Mother, 2009

Inasmuch as Life During Wartime explores the limits of forgiveness, Bong Joon-ho’s Mother poses a sinister corollary in its tale of a parent’s unwavering devotion to her child. The price exacted is prefigured in the opening shot of the impassive, titular mother (Kim Hye-Ja) wandering through the countryside with arms flailing to the rhythm of an imaginary dance. The sole provider and caretaker of Do-joon (Bin Won), her dimwitted, accident-prone adult son, she anxiously watches over him from across the window of her herb shop as he invariably gets himself into precarious situations.

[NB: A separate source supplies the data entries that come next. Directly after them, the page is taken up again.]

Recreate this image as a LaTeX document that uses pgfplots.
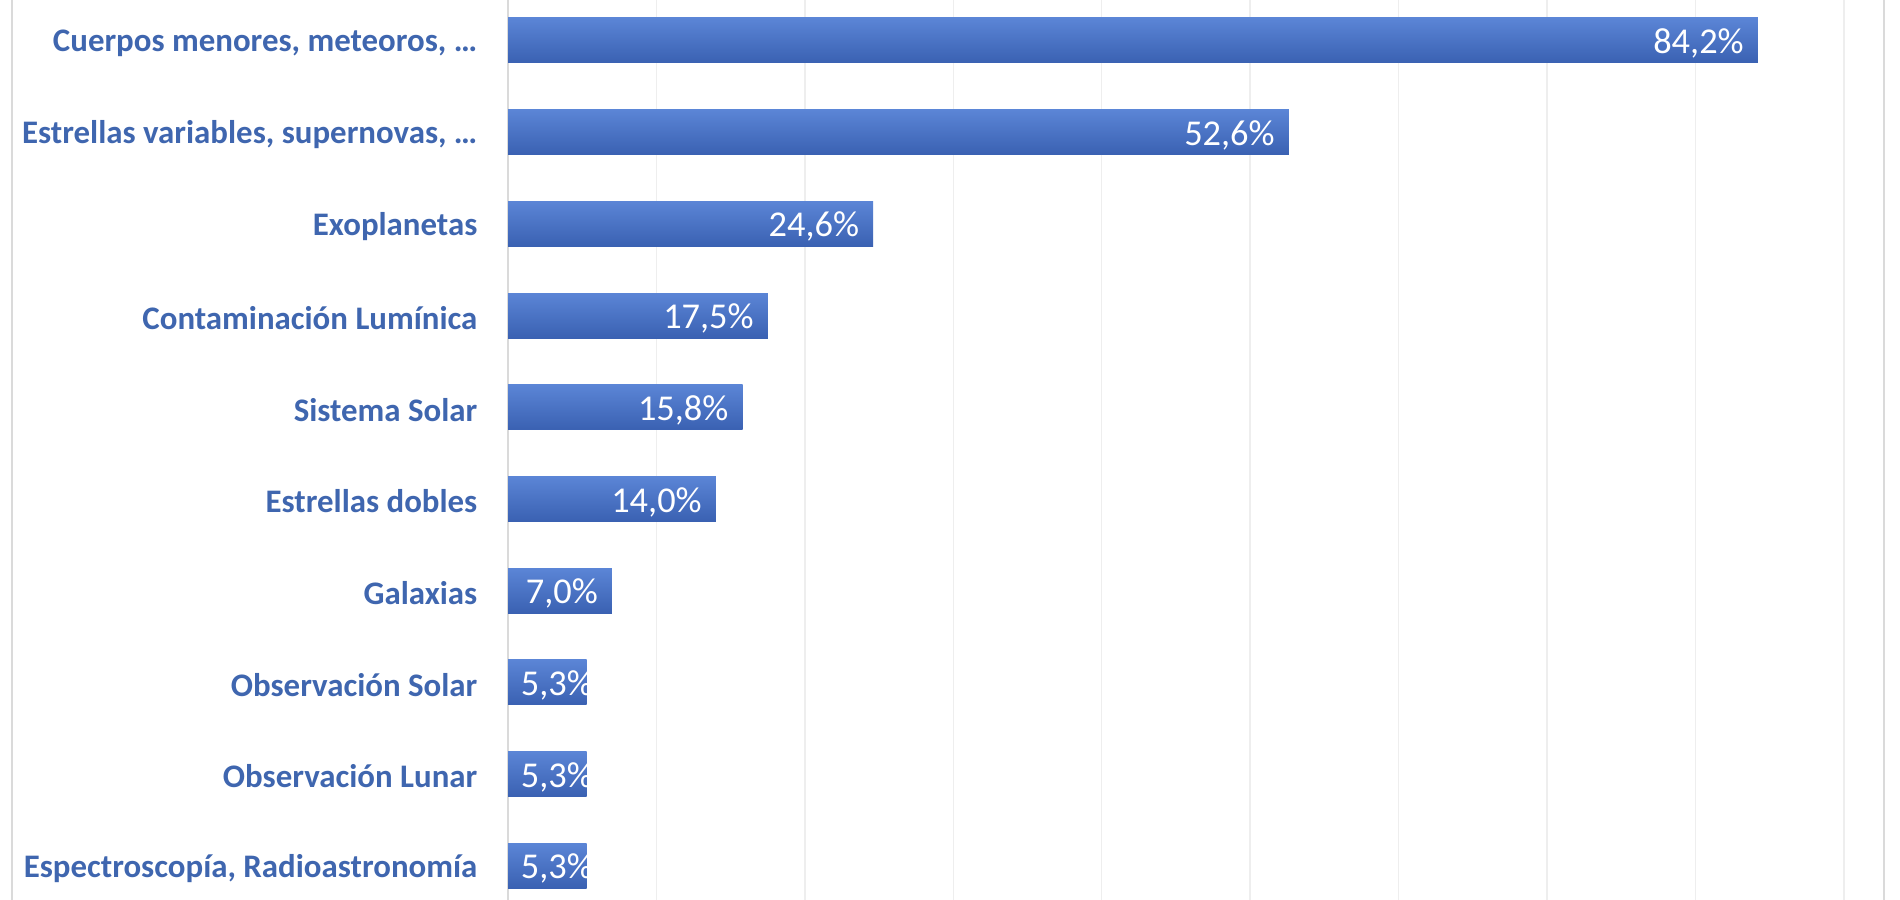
\documentclass[border=0pt]{standalone}
\usepackage{pgfplots}
\pgfplotsset{compat=1.18}
\usepackage{pgfplotstable}
\usepackage{fontspec}
\setmainfont{Carlito}
\definecolor{labblue}{HTML}{3F66AF}
\definecolor{barTop}{HTML}{5B85D6}
\definecolor{barMid}{HTML}{4673C8}
\definecolor{barBot}{HTML}{3A61B2}
\definecolor{gridc}{HTML}{EEEEEE}
\definecolor{axisc}{HTML}{DADADA}

\pgfplotstableread{
i v
0 84.2
1 52.6
2 24.6
3 17.5
4 15.8
5 14.0
6 7.0
7 5.3
8 5.3
9 5.3
}\data

\begin{document}
\begin{tikzpicture}[x=1bp,y=1bp]
\useasboundingbox (0,0) rectangle (1900,900);
\fill[white] (0,0) rectangle (1900,900);
\draw[axisc, line width=1.5bp] (12,0) -- (12,900);
\draw[axisc, line width=1.5bp] (1884,0) -- (1884,900);
\begin{axis}[
  at={(508bp,905.4bp)}, anchor=north west,
  scale only axis, width=1336bp, height=917bp,
  xmin=0, xmax=90, ymin=-0.5, ymax=9.5, y dir=reverse,
  axis line style={draw=none},
  xtick={10,20,...,90}, xticklabels={},
  xmajorgrids, grid style={gridc, line width=1.5bp},
  extra x ticks={0}, extra x tick labels={},
  extra x tick style={grid style={axisc, line width=1.5bp}},
  major tick length=0pt,
  ytick={0,...,9},
  yticklabels={{Cuerpos menores, meteoros, …},{Estrellas variables, supernovas, …},{Exoplanetas},{Contaminación Lumínica},{Sistema Solar},{Estrellas dobles},{Galaxias},{Observación Solar},{Observación Lunar},{Espectroscopía, Radioastronomía}},
  yticklabel style={font=\fontsize{33}{40}\selectfont\bfseries, color=labblue, anchor=east, inner sep=0pt, xshift=-30.5bp, yshift=-2.5bp},
  /pgf/number format/assume math mode=true,
  clip=false,
]
\pgfplotsinvokeforeach{0,...,9}{
\addplot[xbar, bar width=45bp, bar shift=0pt, draw=none, top color=barTop, middle color=barMid, bottom color=barBot,
  restrict expr to domain={\coordindex}{#1:#1}]
  table[x=v, y=i]{\data};
}
\addplot[draw=none, mark=none, point meta=explicit,
  nodes near coords={\pgfmathprintnumber[fixed, fixed zerofill, precision=1, use comma, assume math mode=true]{\pgfplotspointmeta}\%},
  nodes near coords style={anchor=east, white, font=\fontsize{36.5}{44}\selectfont, inner sep=0pt, yshift=-3bp}]
  table[x expr={max(\thisrow{v}-0.94,5.73)}, y=i, meta=v]{\data};
\end{axis}
\end{tikzpicture}
\end{document}
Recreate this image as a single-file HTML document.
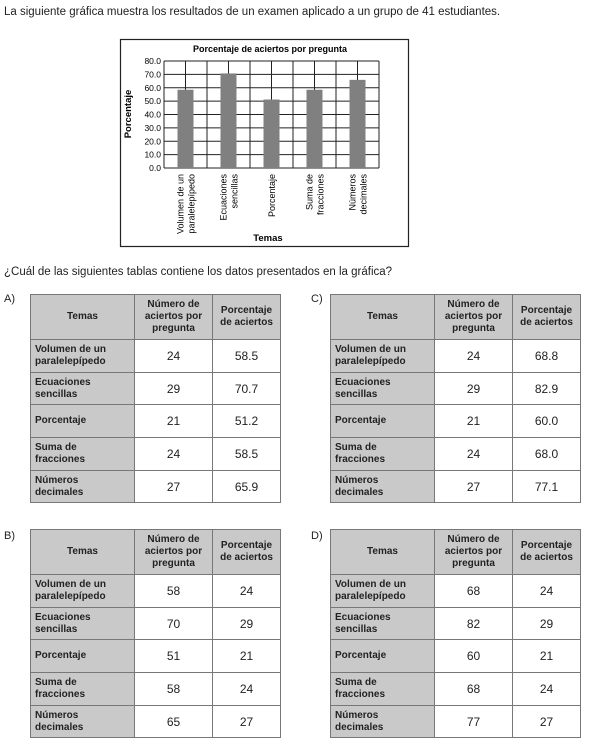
<!DOCTYPE html>
<html><head><meta charset="utf-8"><style>
body{margin:0;width:589px;height:744px;background:#fff;font-family:"Liberation Sans",sans-serif;color:#222;position:relative;overflow:hidden}
.t{position:absolute;font-size:11.5px}
table{position:absolute;border-collapse:collapse;table-layout:fixed}
td{border:1.5px solid #777;font-size:10px;text-align:center;padding:0 3px;line-height:12px}
td.h{background:#c9c9c9;font-weight:bold}
td.l{background:#c9c9c9;font-weight:bold;text-align:left;padding-left:4px}
td.v{font-size:12px}
.lab{position:absolute;font-size:11px}
</style></head><body>
<div class="t" style="left:4px;top:6px">La siguiente gráfica muestra los resultados de un examen aplicado a un grupo de 41 estudiantes.</div>
<svg width="589" height="260" style="position:absolute;left:0;top:0" id="chart"></svg>
<div class="t" style="left:4px;top:266px">¿Cuál de las siguientes tablas contiene los datos presentados en la gráfica?</div>
<div class="lab" style="left:4px;top:293px">A)</div>
<div class="lab" style="left:311px;top:293px">C)</div>
<div class="lab" style="left:4px;top:530px">B)</div>
<div class="lab" style="left:311px;top:530px">D)</div>
<div id="tables"></div>
<script>
const categories=["Volumen de un|paralelepípedo","Ecuaciones|sencillas","Porcentaje","Suma de|fracciones","Números|decimales"];
const percentages=[58.5,70.7,51.2,58.5,65.9];
const yTicks=[0,10,20,30,40,50,60,70,80];
const rowLabels=["Volumen de un<br>paralelepípedo","Ecuaciones<br>sencillas","Porcentaje","Suma de<br>fracciones","Números<br>decimales"];
const tableA1=["24","29","21","24","27"],tableA2=["58.5","70.7","51.2","58.5","65.9"];
const tableC1=["24","29","21","24","27"],tableC2=["68.8","82.9","60.0","68.0","77.1"];
const tableB1=["58","70","51","58","65"],tableB2=["24","29","21","24","27"];
const tableD1=["68","82","60","68","77"],tableD2=["24","29","21","24","27"];
const svg=document.getElementById('chart');const NS="http://www.w3.org/2000/svg";
function el(t,a,txt){const e=document.createElementNS(NS,t);for(const k in a)e.setAttribute(k,a[k]);if(txt!=null)e.textContent=txt;svg.appendChild(e);return e;}
const X0=164,X1=379,Y0=168,Y1=61;
const y=v=>Y0-(v/80)*(Y0-Y1);
const cw=(X1-X0)/categories.length;
const xc=i=>X0+cw*(i+0.5);
let b=el('rect',{x:120.5,y:39.5,width:288,height:207,fill:'#fff',stroke:'#222','stroke-width':1.2});

let t=el('text',{x:270,y:52,'font-size':9,'font-weight':'bold','text-anchor':'middle'},'Porcentaje de aciertos por pregunta');

yTicks.forEach(v=>{let l=el('line',{x1:X0,x2:X1,y1:y(v),y2:y(v),stroke:'#222','stroke-width':1});

let tx=el('text',{x:X0-3,y:y(v)+3,'font-size':8.5,'text-anchor':'end'},v.toFixed(1));
});
for(let i=0;i<=categories.length*2;i++){let xx=X0+cw/2*i;let l=el('line',{x1:xx,x2:xx,y1:Y1,y2:Y0,stroke:'#222','stroke-width':1});
}
percentages.forEach((v,i)=>{let r=el('rect',{x:xc(i)-8,y:y(v),width:16,height:Y0-y(v),fill:'#808080'});

const parts=categories[i].split('|');
parts.forEach((p,j)=>{const xx=xc(i)-(parts.length-1)*5.5+j*11+3.5;
let tx=el('text',{x:xx,y:174,'font-size':9,'text-anchor':'end',transform:`rotate(-90 ${xx} 174)`},p);
});});
let yt=el('text',{x:131,y:114,'font-size':9.5,'font-weight':'bold','text-anchor':'middle',transform:'rotate(-90 131 114)'},'Porcentaje');

let xt=el('text',{x:268,y:241,'font-size':9.5,'font-weight':'bold','text-anchor':'middle'},'Temas');

function mk(name,left,top,c1,c2){
 let h='<table style="left:'+left+'px;top:'+top+'px;width:250px"><colgroup><col style="width:104px"><col style="width:78px"><col style="width:68px"></colgroup>';
 h+='<tr style="height:45px"><td class="h">Temas</td><td class="h">Número de aciertos por pregunta</td><td class="h">Porcentaje de aciertos</td></tr>';
 for(let i=0;i<5;i++)h+='<tr style="height:32.7px"><td class="l">'+rowLabels[i]+'</td><td class="v">'+c1[i]+'</td><td class="v">'+c2[i]+'</td></tr>';
 return h+'</table>';}
document.getElementById('tables').innerHTML=mk('table-a',30,294,tableA1,tableA2)+mk('table-c',330,294,tableC1,tableC2)+mk('table-b',30,529,tableB1,tableB2)+mk('table-d',330,529,tableD1,tableD2);
</script>
</body></html>
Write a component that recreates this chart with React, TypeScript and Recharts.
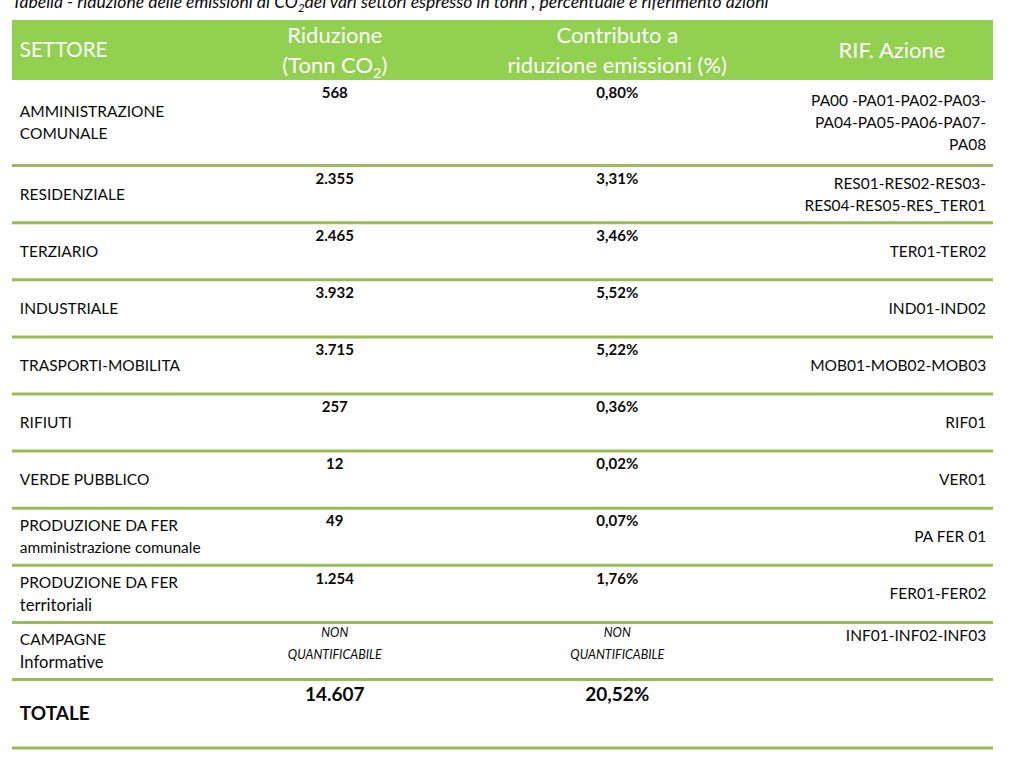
import React from 'react'
import { ScatterChart, Scatter, XAxis, YAxis, ReferenceArea, ReferenceLine } from 'recharts'

const TITLE = 'Tabella - riduzione delle emissioni di CO2dei vari settori espresso in tonn , percentuale e riferimento azioni'
const HEADERS = [['SETTORE'], ['Riduzione', '(Tonn CO2)'], ['Contributo a', 'riduzione emissioni (%)'], ['RIF. Azione']]

const SETTORI = [
  ['AMMINISTRAZIONE', 'COMUNALE'],
  ['RESIDENZIALE'],
  ['TERZIARIO'],
  ['INDUSTRIALE'],
  ['TRASPORTI-MOBILITA'],
  ['RIFIUTI'],
  ['VERDE PUBBLICO'],
  ['PRODUZIONE DA FER'],
  ['PRODUZIONE DA FER', 'territoriali'],
  ['CAMPAGNE', 'Informative'],
]
const SETTORI_NOTE = ['', '', '', '', '', '', '', 'amministrazione comunale', '', '']
const RIDUZIONE = [568, 2355, 2465, 3932, 3715, 257, 12, 49, 1254, null]
const CONTRIBUTO = [0.8, 3.31, 3.46, 5.52, 5.22, 0.36, 0.02, 0.07, 1.76, null]
const AZIONI = [
  ['PA00 -PA01-PA02-PA03-', 'PA04-PA05-PA06-PA07-', 'PA08'],
  ['RES01-RES02-RES03-', 'RES04-RES05-RES_TER01'],
  ['TER01-TER02'],
  ['IND01-IND02'],
  ['MOB01-MOB02-MOB03'],
  ['RIF01'],
  ['VER01'],
  ['PA FER 01'],
  ['FER01-FER02'],
  ['INF01-INF02-INF03'],
]
const NON_QUANT = ['NON', 'QUANTIFICABILE']
const TOTALE_LABEL = 'TOTALE'
const TOTALE_RIDUZIONE = 14607
const TOTALE_CONTRIBUTO = 20.52

// layout
const FONT = 'Lato, "Open Sans", sans-serif'
const INK = '#0a0a0a'
const HEADER_UNITS = 2.1
const TOTAL_UNITS = 2.4
const RIF_TOP_ALIGNED = [9]
const COL = { name: 0.8, riduzione: 32.9, contributo: 61.7, azioni: 99.3, azioniHead: 89.7 }

const fmtInt = (v: number) => String(v).replace(/\B(?=(\d{3})+(?!\d))/g, '.')
const fmtPct = (v: number) => v.toFixed(2).replace('.', ',') + '%'

let acc = HEADER_UNITS
const rows = SETTORI.map((s, i) => {
  const n = Math.max(2, s.length + (SETTORI_NOTE[i] ? 1 : 0), AZIONI[i].length)
  const r = { i, top: acc, mid: acc + n / 2, bottom: acc + n }
  acc += n
  return r
})
const total = { top: acc, mid: acc + TOTAL_UNITS / 2, bottom: acc + TOTAL_UNITS }
const DOMAIN_MAX = total.bottom

const headerData = HEADERS.map((lines, j) => ({
  x: [COL.name, COL.riduzione, COL.contributo, COL.azioniHead][j],
  y: HEADER_UNITS / 2,
  lines,
  anchor: j === 0 ? 'start' : 'middle',
}))
const nameData = [
  ...rows.map(r => ({ x: COL.name, y: r.mid, lines: SETTORI[r.i], note: SETTORI_NOTE[r.i], total: false })),
  { x: COL.name, y: total.mid, lines: [TOTALE_LABEL], note: '', total: true },
]
const riduzioneData = [
  ...rows.map(r => ({ x: COL.riduzione, y: r.top, v: RIDUZIONE[r.i] == null ? null : fmtInt(RIDUZIONE[r.i] as number), total: false })),
  { x: COL.riduzione, y: total.top, v: fmtInt(TOTALE_RIDUZIONE), total: true },
]
const contributoData = [
  ...rows.map(r => ({ x: COL.contributo, y: r.top, v: CONTRIBUTO[r.i] == null ? null : fmtPct(CONTRIBUTO[r.i] as number), total: false })),
  { x: COL.contributo, y: total.top, v: fmtPct(TOTALE_CONTRIBUTO), total: true },
]
const azioniData = rows.map(r => {
  const top = RIF_TOP_ALIGNED.includes(r.i)
  return { x: COL.azioni, y: top ? r.top : r.mid, lines: AZIONI[r.i], top }
})

function withSub(text: string, size: number) {
  const k = text.indexOf('CO2')
  if (k < 0) return text
  return [
    <tspan key="a">{text.slice(0, k + 2)}</tspan>,
    <tspan key="b" fontSize={size * 0.65} dy={size * 0.22}>2</tspan>,
    <tspan key="c" dy={-size * 0.22}>{text.slice(k + 3)}</tspan>,
  ]
}

// lowercase-heavy lines run a bit wider in the original font
const lineSize = (t: string) => (/[a-z]/.test(t) ? 16.6 : 15.5)

const HeaderCell = (p: any) => {
  const { cx, cy, payload } = p
  const n = payload.lines.length
  return (
    <g>
      {payload.lines.map((t: string, k: number) => (
        <text key={k} x={cx} y={cy + (k - (n - 1) / 2) * 30} dy="0.35em" textAnchor={payload.anchor}
          fontFamily={FONT} fontSize={/[a-z]/.test(t) ? 22 : 20.5} fill="#fff">{withSub(t, 22)}</text>
      ))}
    </g>
  )
}

const NameCell = (p: any) => {
  const { cx, cy, payload } = p
  if (payload.total) {
    return <text x={cx} y={cy} dy="0.35em" fontFamily={FONT} fontSize={19} fontWeight={700} fill={INK}>{payload.lines[0]}</text>
  }
  const items = payload.lines.map((t: string) => ({ t, size: lineSize(t) }))
  if (payload.note) items.push({ t: payload.note, size: 15.5 })
  const n = items.length
  return (
    <g>
      {items.map((it: any, k: number) => (
        <text key={k} x={cx} y={cy + (k - (n - 1) / 2) * 22} dy="0.35em" fontFamily={FONT} fontSize={it.size} fill={INK}>{it.t}</text>
      ))}
    </g>
  )
}

const ValueCell = (p: any) => {
  const { cx, cy, payload } = p
  if (payload.v == null) {
    return (
      <g>
        {NON_QUANT.map((t, k) => (
          <text key={k} x={cx} y={cy + 10 + k * 22} dy="0.35em" textAnchor="middle" fontFamily={FONT}
            fontSize={12.5} fontStyle="italic" fill={INK}>{t}</text>
        ))}
      </g>
    )
  }
  const size = payload.total ? 19 : 15
  return (
    <text x={cx} y={cy + (payload.total ? 15 : 13)} dy="0.35em" textAnchor="middle" fontFamily={FONT}
      fontSize={size} fontWeight={700} fill={INK}>{payload.v}</text>
  )
}

const AzioniCell = (p: any) => {
  const { cx, cy, payload } = p
  const n = payload.lines.length
  const y0 = payload.top ? cy + 13 : cy - (n - 1) * 11
  return (
    <g>
      {payload.lines.map((t: string, k: number) => (
        <text key={k} x={cx} y={y0 + k * 22} dy="0.35em" textAnchor="end" fontFamily={FONT} fontSize={15.5} fill={INK}>{t}</text>
      ))}
    </g>
  )
}

export default function App() {
  return (
    <div style={{ position: 'absolute', left: 0, top: 0, width: 1023, height: 778, background: '#fff', overflow: 'hidden' }}>
      <svg width={1023} height={20} style={{ position: 'absolute', left: 0, top: 0 }}>
        <text x={12} y={8} fontFamily={FONT} fontStyle="italic" fontSize={17.5} fill={INK}>{withSub(TITLE, 17.5)}</text>
      </svg>
      <ScatterChart width={1023} height={778} margin={{ top: 20, right: 30, bottom: 30, left: 12 }}>
        <XAxis type="number" dataKey="x" domain={[0, 100]} allowDataOverflow hide />
        <YAxis type="number" dataKey="y" domain={[0, DOMAIN_MAX]} allowDataOverflow reversed hide />
        <ReferenceArea x1={0} x2={100} y1={0} y2={HEADER_UNITS} fill="#92D050" fillOpacity={1} stroke="none" />
        {[...rows.map(r => r.bottom), total.bottom].map((b, k) => (
          <ReferenceLine key={k} y={b} stroke="#9BBB59" strokeWidth={3} />
        ))}
        <Scatter data={headerData} shape={HeaderCell} isAnimationActive={false} />
        <Scatter data={nameData} shape={NameCell} isAnimationActive={false} />
        <Scatter data={riduzioneData} shape={ValueCell} isAnimationActive={false} />
        <Scatter data={contributoData} shape={ValueCell} isAnimationActive={false} />
        <Scatter data={azioniData} shape={AzioniCell} isAnimationActive={false} />
      </ScatterChart>
    </div>
  )
}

Sideswiped by a speeding car one day when he leans out into the street, Do-joon is goaded into chasing the occupants into a golf course to retaliate, even as he seems to have forgotten the reason for the pursuit. A trip to the police station leads to more confusion when the driver decides to file a complaint for vandalizing his car, and Do-joon is forced to pay for repairs when he is unable to remember who had caused the damage. Soon, Do-joon’s pattern of short-term memory loss strikes a more somber tone when a schoolgirl is found murdered on the roof of a hillside building, and all clues seem to lead back to him. Suggesting a loose reconstitution of Bong’s earlier film Memories of Murder in the pursuit of a handicapped suspect, Mother similarly subverts the crime fiction genre in its implication of national history in aberrant psychology. It is also in this context of repressed memories that Mother transcends the genre in its potent social commentary on the illusion of cultural amnesia as a way forward from traumatic, unreconciled history.